A white police officer in Las Cruces, N.M., was convicted on Wednesday of manslaughter in the fatal shooting of a Black man at point-blank range during a scuffle at a gas station in 2022, prosecutors said.
The officer, Brad Lunsford, shot Presley Eze, 36, in the head on Aug. 2, 2022, after Mr. Eze grabbed another officer’s Taser during the struggle. The shooting drew the attention of the N.A.A.C.P., which said it had pushed investigators to bring charges.
Jose Coronado, Mr. Lunsford’s lawyer, said he had argued during an eight-day jury trial that the shooting was justified because Mr. Eze was holding the Taser about 12 inches from the other officer’s face and had his finger on the trigger.
Experts hired by the defense concluded that, under those circumstances, Mr. Lunsford’s “use of force was necessary to stop the threat,” Mr. Coronado said in an interview on Thursday, adding: “You can’t react. You have to act.”
The New Mexico Attorney’s General Office, which prosecuted Mr. Lunsford, said in a statement that the Taser was never activated or deployed and that experts it had hired concluded that the use of deadly force was “not reasonable under the circumstances and that other, less lethal options could have been used to subdue Eze.”
The jury deliberated for about two and a half hours before finding Mr. Lunsford guilty. He was taken into custody immediately after the verdict and faces up to nine years in prison, the attorney general’s office said. A sentencing date has not been set.
“Officer Lunsford’s actions were not just a tragic lapse in judgment; they were an egregious abuse of power that cost Presley Eze his life,” New Mexico’s attorney general, Raúl Torrez, said in a statement. “The jury’s swift decision underscores the gravity of this case and sends a clear message that excessive force will not be tolerated in New Mexico.”

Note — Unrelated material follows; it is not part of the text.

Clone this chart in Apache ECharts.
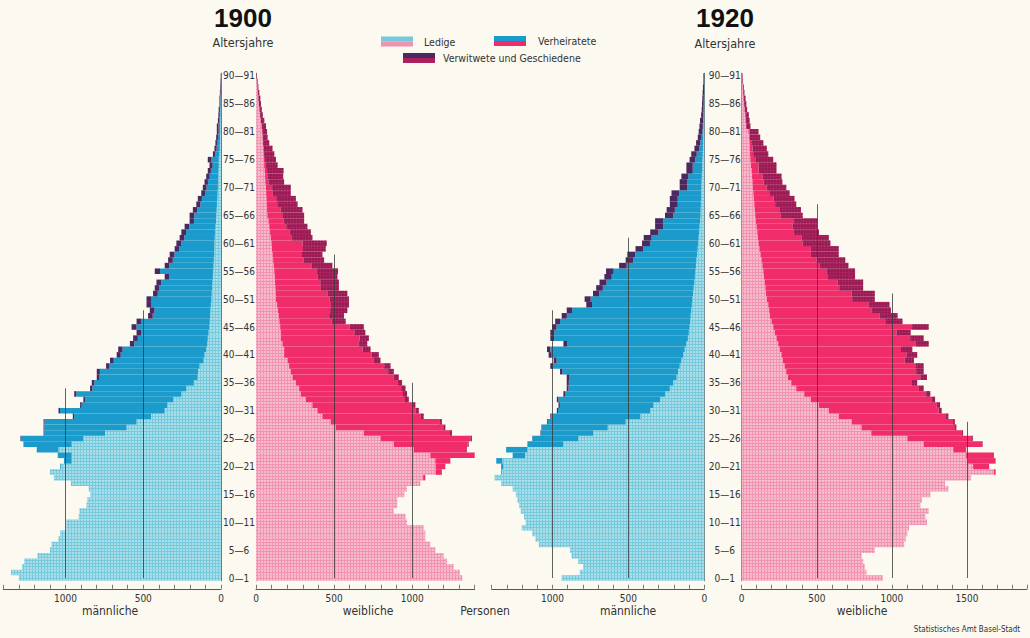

Mr. Coronado said he planned to file a motion to have the jury’s verdict overturned. He said that Mr. Lunsford, 39, was an Army veteran who completed two tours in Iraq and had been a member of the Las Cruces Police Department for about 10 years.
“I’m really disappointed because I don’t think the state put on a strong case,” he said.
Shannon Kennedy, a lawyer for Mr. Eze’s family, said that Mr. Eze’s father and brother were in the courtroom when the jury returned the verdict and that his mother, wife and 4-year-old son were in a side room, watching the proceedings on a television.
After the verdict, the family wept and Mr. Eze’s father said that his son had “not died in vain,” Ms. Kennedy said in an interview. She said she was grateful to the prosecution, to the jurors and to a clerk at the gas station who had recorded cellphone video of the shooting.
Mr. Eze was part of a Nigerian-American family from Connecticut, Ms. Kennedy said. He had worked as a nurse and for a solar panel company, she said.
Mr. Lunsford’s conviction, Ms. Kennedy said, showed “you can’t execute an American for stealing a beer.”
The deadly encounter began when an employee at a Chevron gas station reported that a man had tried to buy cigarettes without identification and then walked out with a beer he had not paid for, prosecutors said.
Mr. Lunsford responded, and found Mr. Eze in the front-passenger seat of a car. Mr. Eze told the officer that he had gone into the gas station with the beer and did not have any identification on him, but he gave the officer his name and date of birth.
When a second officer arrived, Mr. Lunsford told Mr. Eze that he was going to detain him because he had searched a computer system for his name and birth date and could not find any matches, prosecutors said.
The officers opened the car door to remove Mr. Eze, who told them he did not want to get out, prosecutors said. Mr. Lunsford told Mr. Eze that he did not have a choice and the officers grabbed him. He began to struggle with them.
The second officer pushed Mr. Eze to the ground and Mr. Eze ended up on top of the officer, with Mr. Lunsford on top of Mr. Eze, prosecutors said. As the men fought, Mr. Eze managed to grab the second officer’s Taser.
In response, Mr. Lunsford immediately drew his gun and shot Mr. Eze in the back-left side of his head, at point-blank range, the attorney general’s office said. He died at the scene.
The Las Cruces Police Department did not immediately respond to messages seeking comment on Thursday, and it was not immediately clear if Mr. Lunsford was still on the force. Mr. Coronado said that Mr. Lunsford had been a paid officer throughout the trial, although he had been placed on desk duty.
Bobbie Green, the president of the N.A.A.C.P. chapter in Doña Ana County, which includes Las Cruces, said that the shooting was part of a pattern of police officers using unjustified deadly force against Black men.
She said that the N.A.A.C.P. had urged investigators to examine the case closely and to bring charges. “It is very unfortunate but it’s not unusual,” she said of the shooting, adding, “I’m hoping this will be a catalyst for change.”